Active Projects

Hospital nursing staff productivity- the role of layout and people circulation

Project Facts

Start date: April 2009
End date: September 2013
Investigators Masoumeh Nazarian
Staff Employed
Status Complete

Project Partners

• Atieh Hospital, in Iran

Project Partners

Department of Civil and Building Engineering
Loughborough University
Ashby Road
LE11 3TU
T: +44 (0) 15 0922 2627

As a facility that offers an important service to its users, a hospital can be considered as a ‘production unit’; a unit that provides healthcare service. Many factors that facilitate this service (i.e. healthcare) need to be considered when improving the hospital ward productivity. Evidence suggests that one of the main factors that affect the productivity level of a hospital ward is how the design of the hospital deals with access and circulation of the people inside the ward.

A productivity-oriented circulation system will need to: improve staff performance; enhance patients’ safety, privacy and rate of recovery; minimise the risk of cross-infection; reduce the delay time of external service delivery; create a more welcoming environment for visitors; and reduce the evacuation time in emergency situations. The need to design ward layouts that benefit from the most effective system cannot be over-emphasised.

This project focused on finding a method for identifying different systems of access and people circulation in hospital wards and how they could affect nursing staff productivity. The study comprised five main phases.

The first phase involved a literature review of existing healthcare environments to identify different types of access and people circulation requirements. In the second phase, data on nursing staff’s movements were collected from a case study. The third phase focused on categorising and modelling the existing approaches and layout design systems.

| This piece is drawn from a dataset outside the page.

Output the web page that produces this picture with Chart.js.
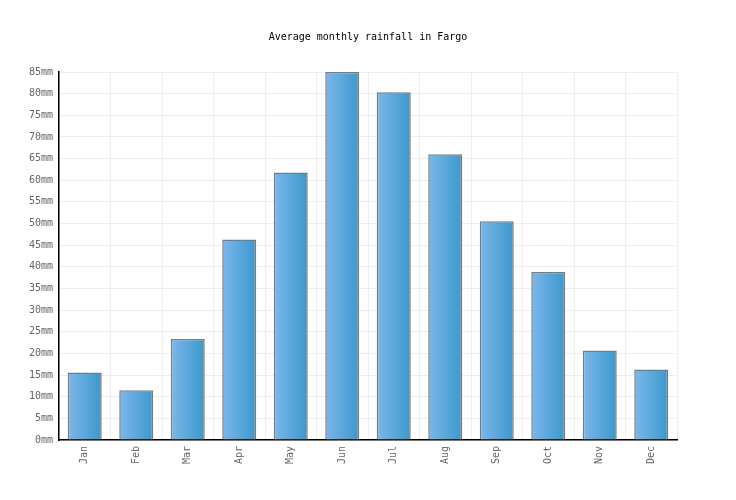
<!DOCTYPE html>
<html>
<head>
<meta charset="utf-8">
<script src="https://cdn.jsdelivr.net/npm/chart.js@4"></script>
<style>
  html, body { margin: 0; padding: 0; background: #fff; }
  #wrap { width: 736px; height: 500px; }
</style>
</head>
<body>
<div id="wrap"><canvas id="rainChart" width="736" height="500"></canvas></div>
<script>
const months = ['Jan','Feb','Mar','Apr','May','Jun','Jul','Aug','Sep','Oct','Nov','Dec'];
const rainfall = [15.6, 11.5, 23.3, 46.3, 61.8, 85, 80.3, 66.0, 50.5, 38.8, 20.7, 16.3];
const yMax = 85;
const yStep = 5;

const monoFont = { family: '"DejaVu Sans Mono", "Liberation Mono", monospace', size: 10 };

function barGradient(ctx) {
  const chart = ctx.chart;
  const x = chart.scales.x;
  if (!chart.chartArea || !x || ctx.dataIndex === undefined) return '#5aa8dd';
  const cx = x.getPixelForValue(ctx.dataIndex);
  const half = x.width / months.length * 0.66 / 2;
  if (!isFinite(cx) || !isFinite(half)) return '#5aa8dd';
  const g = chart.ctx.createLinearGradient(cx - half, 0, cx + half, 0);
  g.addColorStop(0, '#7db7ea');
  g.addColorStop(1, '#3b98cd');
  return g;
}

new Chart(document.getElementById('rainChart'), {
  type: 'bar',
  data: {
    labels: months,
    datasets: [{
      data: rainfall,
      backgroundColor: barGradient,
      borderColor: '#7a7a7a',
      borderWidth: 1.5,
      borderSkipped: 'bottom',
      barPercentage: 0.66,
      categoryPercentage: 1
    }]
  },
  options: {
    responsive: false,
    animation: false,
    layout: { padding: 0 },
    plugins: {
      legend: { display: false },
      tooltip: { enabled: false },
      title: {
        display: true,
        text: 'Average monthly rainfall in Fargo',
        color: '#000',
        font: { ...monoFont, weight: 'normal' },
        padding: { top: 31, bottom: 29 }
      }
    },
    scales: {
      x: {
        offset: true,
        grid: { color: '#eeeeee', offset: true, drawTicks: false },
        border: { color: '#000', width: 1.5 },
        ticks: { color: '#666', font: monoFont, minRotation: 90, maxRotation: 90, padding: 6 },
        afterFit: s => { s.height = 60; }
      },
      y: {
        min: 0,
        max: yMax,
        grid: { color: '#eeeeee', drawTicks: false },
        border: { color: '#000', width: 1.5 },
        ticks: { stepSize: yStep, color: '#666', font: monoFont, padding: 6, callback: v => v + 'mm' },
        afterFit: s => { s.width = 59; }
      },
      spacer: {
        position: 'right',
        min: 0,
        max: yMax,
        grid: { display: false, drawOnChartArea: false },
        border: { display: false },
        ticks: { display: false },
        afterFit: s => { s.width = 59; }
      }
    }
  }
});
</script>
</body>
</html>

Phase four provided a comparative study of different categories of people circulation designs and contrasted their advantages and disadvantages to improve access and people circulation. In the fifth and final phase, the study concluded with proposing guidelines for choosing between different layout options in the design of new hospital wards or the refurbishment of the existing ones.

The research developed guidelines for understanding and implementing nursing staff productivity in the design of new-build wards and in the refurbishment plans of the existing ones. The guidelines comprise three main sections. The first section provides a theoretical basis for understanding the nature of staff productivity in the context of hospital ward functions. The second section offers details on the use of the data collection, cleansing and analysis method of the study. The third section summarises some of the lessons learnt from the exemplar study that have the potential to be generalised in form of recommendations to be used in similar designs.

The guidelines include recommendations for the positioning of different ward spaces (Nurse Station, Treatment Room, Staff Room, Ward Entrance and Patient Rooms) within the ward and in relation to each other with the goal of minimising the room to room walking of the nursing team. These guidelines, together with their enclosed Proximity Matrix of ward spaces have the potential to be used in the design of all wards with similar functions to those of the ward in the case study of this thesis.